* _Directions_:
Would you return all of this data exactly, leaving nothing out?

════

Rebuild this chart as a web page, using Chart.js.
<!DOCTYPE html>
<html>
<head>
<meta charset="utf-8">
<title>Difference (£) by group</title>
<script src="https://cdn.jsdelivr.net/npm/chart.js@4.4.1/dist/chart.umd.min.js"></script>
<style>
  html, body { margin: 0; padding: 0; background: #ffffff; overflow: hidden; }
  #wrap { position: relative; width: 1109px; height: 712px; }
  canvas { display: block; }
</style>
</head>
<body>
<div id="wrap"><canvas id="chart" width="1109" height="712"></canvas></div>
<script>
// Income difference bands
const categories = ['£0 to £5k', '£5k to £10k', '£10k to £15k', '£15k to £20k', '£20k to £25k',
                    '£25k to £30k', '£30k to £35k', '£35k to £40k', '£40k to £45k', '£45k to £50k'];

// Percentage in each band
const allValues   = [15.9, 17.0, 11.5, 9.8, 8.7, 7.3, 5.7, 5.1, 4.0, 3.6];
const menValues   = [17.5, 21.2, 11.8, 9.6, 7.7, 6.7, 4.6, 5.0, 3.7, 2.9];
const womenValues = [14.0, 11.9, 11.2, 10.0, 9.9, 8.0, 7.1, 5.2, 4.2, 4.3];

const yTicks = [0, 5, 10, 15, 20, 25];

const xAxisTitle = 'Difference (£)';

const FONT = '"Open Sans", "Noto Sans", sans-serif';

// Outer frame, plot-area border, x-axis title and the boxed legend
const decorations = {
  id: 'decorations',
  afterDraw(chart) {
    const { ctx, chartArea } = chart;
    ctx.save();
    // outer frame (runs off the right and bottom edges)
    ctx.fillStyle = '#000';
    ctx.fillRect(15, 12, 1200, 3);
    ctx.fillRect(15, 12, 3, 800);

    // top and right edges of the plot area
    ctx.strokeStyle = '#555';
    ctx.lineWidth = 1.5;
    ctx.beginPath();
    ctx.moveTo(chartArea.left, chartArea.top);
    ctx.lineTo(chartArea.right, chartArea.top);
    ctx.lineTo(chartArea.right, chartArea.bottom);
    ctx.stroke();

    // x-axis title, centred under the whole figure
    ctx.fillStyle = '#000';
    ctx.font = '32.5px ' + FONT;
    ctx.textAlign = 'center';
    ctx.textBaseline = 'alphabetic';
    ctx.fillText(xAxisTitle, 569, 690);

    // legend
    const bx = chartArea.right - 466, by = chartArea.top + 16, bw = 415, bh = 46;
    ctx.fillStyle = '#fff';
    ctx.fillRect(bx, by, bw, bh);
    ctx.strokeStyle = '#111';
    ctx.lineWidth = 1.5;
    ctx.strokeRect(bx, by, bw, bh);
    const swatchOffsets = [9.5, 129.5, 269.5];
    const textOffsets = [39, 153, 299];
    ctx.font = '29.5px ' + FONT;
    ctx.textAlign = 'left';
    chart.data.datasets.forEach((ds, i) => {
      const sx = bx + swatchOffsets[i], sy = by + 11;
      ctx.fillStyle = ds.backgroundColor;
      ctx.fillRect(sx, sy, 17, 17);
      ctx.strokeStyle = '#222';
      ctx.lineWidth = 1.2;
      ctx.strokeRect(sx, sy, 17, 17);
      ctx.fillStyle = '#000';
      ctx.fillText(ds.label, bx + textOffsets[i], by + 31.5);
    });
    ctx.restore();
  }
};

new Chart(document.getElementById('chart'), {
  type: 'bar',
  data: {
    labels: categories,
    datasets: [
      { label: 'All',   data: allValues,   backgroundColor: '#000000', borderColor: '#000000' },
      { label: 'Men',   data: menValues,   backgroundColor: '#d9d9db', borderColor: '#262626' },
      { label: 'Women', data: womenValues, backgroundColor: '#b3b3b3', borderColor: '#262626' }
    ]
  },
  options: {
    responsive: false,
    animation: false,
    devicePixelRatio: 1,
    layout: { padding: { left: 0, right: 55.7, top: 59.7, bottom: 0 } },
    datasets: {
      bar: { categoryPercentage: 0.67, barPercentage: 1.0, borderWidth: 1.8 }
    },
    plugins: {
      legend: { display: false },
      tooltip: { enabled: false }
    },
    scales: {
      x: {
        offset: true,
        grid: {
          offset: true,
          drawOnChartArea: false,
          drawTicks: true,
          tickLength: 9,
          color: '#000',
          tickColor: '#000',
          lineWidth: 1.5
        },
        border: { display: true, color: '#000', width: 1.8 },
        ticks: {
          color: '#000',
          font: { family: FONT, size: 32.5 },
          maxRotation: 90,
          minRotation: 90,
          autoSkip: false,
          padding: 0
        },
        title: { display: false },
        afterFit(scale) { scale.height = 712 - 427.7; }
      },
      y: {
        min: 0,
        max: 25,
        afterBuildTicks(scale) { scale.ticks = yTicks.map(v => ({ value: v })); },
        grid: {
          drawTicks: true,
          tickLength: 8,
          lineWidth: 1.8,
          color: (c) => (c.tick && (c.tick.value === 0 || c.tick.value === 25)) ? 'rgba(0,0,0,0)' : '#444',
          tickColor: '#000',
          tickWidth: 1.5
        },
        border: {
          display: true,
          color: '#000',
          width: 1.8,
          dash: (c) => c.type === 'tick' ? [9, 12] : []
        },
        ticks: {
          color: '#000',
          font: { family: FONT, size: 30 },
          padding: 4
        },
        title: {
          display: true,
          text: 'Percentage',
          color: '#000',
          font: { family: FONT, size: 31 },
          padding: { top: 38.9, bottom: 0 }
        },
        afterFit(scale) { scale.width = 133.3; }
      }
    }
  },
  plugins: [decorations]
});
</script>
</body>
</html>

════

* _Answer to this exercise_:
Rebuild this chart as a web page, using Chart.js.
<!DOCTYPE html>
<html>
<head>
<meta charset="utf-8">
<title>Difference (£) by group</title>
<script src="https://cdn.jsdelivr.net/npm/chart.js@4.4.1/dist/chart.umd.min.js"></script>
<style>
  html, body { margin: 0; padding: 0; background: #ffffff; overflow: hidden; }
  #wrap { position: relative; width: 1109px; height: 712px; }
  canvas { display: block; }
</style>
</head>
<body>
<div id="wrap"><canvas id="chart" width="1109" height="712"></canvas></div>
<script>
// Income difference bands
const categories = ['£0 to £5k', '£5k to £10k', '£10k to £15k', '£15k to £20k', '£20k to £25k',
                    '£25k to £30k', '£30k to £35k', '£35k to £40k', '£40k to £45k', '£45k to £50k'];

// Percentage in each band
const allValues   = [15.9, 17.0, 11.5, 9.8, 8.7, 7.3, 5.7, 5.1, 4.0, 3.6];
const menValues   = [17.5, 21.2, 11.8, 9.6, 7.7, 6.7, 4.6, 5.0, 3.7, 2.9];
const womenValues = [14.0, 11.9, 11.2, 10.0, 9.9, 8.0, 7.1, 5.2, 4.2, 4.3];

const yTicks = [0, 5, 10, 15, 20, 25];

const xAxisTitle = 'Difference (£)';

const FONT = '"Open Sans", "Noto Sans", sans-serif';

// Outer frame, plot-area border, x-axis title and the boxed legend
const decorations = {
  id: 'decorations',
  afterDraw(chart) {
    const { ctx, chartArea } = chart;
    ctx.save();
    // outer frame (runs off the right and bottom edges)
    ctx.fillStyle = '#000';
    ctx.fillRect(15, 12, 1200, 3);
    ctx.fillRect(15, 12, 3, 800);

    // top and right edges of the plot area
    ctx.strokeStyle = '#555';
    ctx.lineWidth = 1.5;
    ctx.beginPath();
    ctx.moveTo(chartArea.left, chartArea.top);
    ctx.lineTo(chartArea.right, chartArea.top);
    ctx.lineTo(chartArea.right, chartArea.bottom);
    ctx.stroke();

    // x-axis title, centred under the whole figure
    ctx.fillStyle = '#000';
    ctx.font = '32.5px ' + FONT;
    ctx.textAlign = 'center';
    ctx.textBaseline = 'alphabetic';
    ctx.fillText(xAxisTitle, 569, 690);

    // legend
    const bx = chartArea.right - 466, by = chartArea.top + 16, bw = 415, bh = 46;
    ctx.fillStyle = '#fff';
    ctx.fillRect(bx, by, bw, bh);
    ctx.strokeStyle = '#111';
    ctx.lineWidth = 1.5;
    ctx.strokeRect(bx, by, bw, bh);
    const swatchOffsets = [9.5, 129.5, 269.5];
    const textOffsets = [39, 153, 299];
    ctx.font = '29.5px ' + FONT;
    ctx.textAlign = 'left';
    chart.data.datasets.forEach((ds, i) => {
      const sx = bx + swatchOffsets[i], sy = by + 11;
      ctx.fillStyle = ds.backgroundColor;
      ctx.fillRect(sx, sy, 17, 17);
      ctx.strokeStyle = '#222';
      ctx.lineWidth = 1.2;
      ctx.strokeRect(sx, sy, 17, 17);
      ctx.fillStyle = '#000';
      ctx.fillText(ds.label, bx + textOffsets[i], by + 31.5);
    });
    ctx.restore();
  }
};

new Chart(document.getElementById('chart'), {
  type: 'bar',
  data: {
    labels: categories,
    datasets: [
      { label: 'All',   data: allValues,   backgroundColor: '#000000', borderColor: '#000000' },
      { label: 'Men',   data: menValues,   backgroundColor: '#d9d9db', borderColor: '#262626' },
      { label: 'Women', data: womenValues, backgroundColor: '#b3b3b3', borderColor: '#262626' }
    ]
  },
  options: {
    responsive: false,
    animation: false,
    devicePixelRatio: 1,
    layout: { padding: { left: 0, right: 55.7, top: 59.7, bottom: 0 } },
    datasets: {
      bar: { categoryPercentage: 0.67, barPercentage: 1.0, borderWidth: 1.8 }
    },
    plugins: {
      legend: { display: false },
      tooltip: { enabled: false }
    },
    scales: {
      x: {
        offset: true,
        grid: {
          offset: true,
          drawOnChartArea: false,
          drawTicks: true,
          tickLength: 9,
          color: '#000',
          tickColor: '#000',
          lineWidth: 1.5
        },
        border: { display: true, color: '#000', width: 1.8 },
        ticks: {
          color: '#000',
          font: { family: FONT, size: 32.5 },
          maxRotation: 90,
          minRotation: 90,
          autoSkip: false,
          padding: 0
        },
        title: { display: false },
        afterFit(scale) { scale.height = 712 - 427.7; }
      },
      y: {
        min: 0,
        max: 25,
        afterBuildTicks(scale) { scale.ticks = yTicks.map(v => ({ value: v })); },
        grid: {
          drawTicks: true,
          tickLength: 8,
          lineWidth: 1.8,
          color: (c) => (c.tick && (c.tick.value === 0 || c.tick.value === 25)) ? 'rgba(0,0,0,0)' : '#444',
          tickColor: '#000',
          tickWidth: 1.5
        },
        border: {
          display: true,
          color: '#000',
          width: 1.8,
          dash: (c) => c.type === 'tick' ? [9, 12] : []
        },
        ticks: {
          color: '#000',
          font: { family: FONT, size: 30 },
          padding: 4
        },
        title: {
          display: true,
          text: 'Percentage',
          color: '#000',
          font: { family: FONT, size: 31 },
          padding: { top: 38.9, bottom: 0 }
        },
        afterFit(scale) { scale.width = 133.3; }
      }
    }
  },
  plugins: [decorations]
});
</script>
</body>
</html>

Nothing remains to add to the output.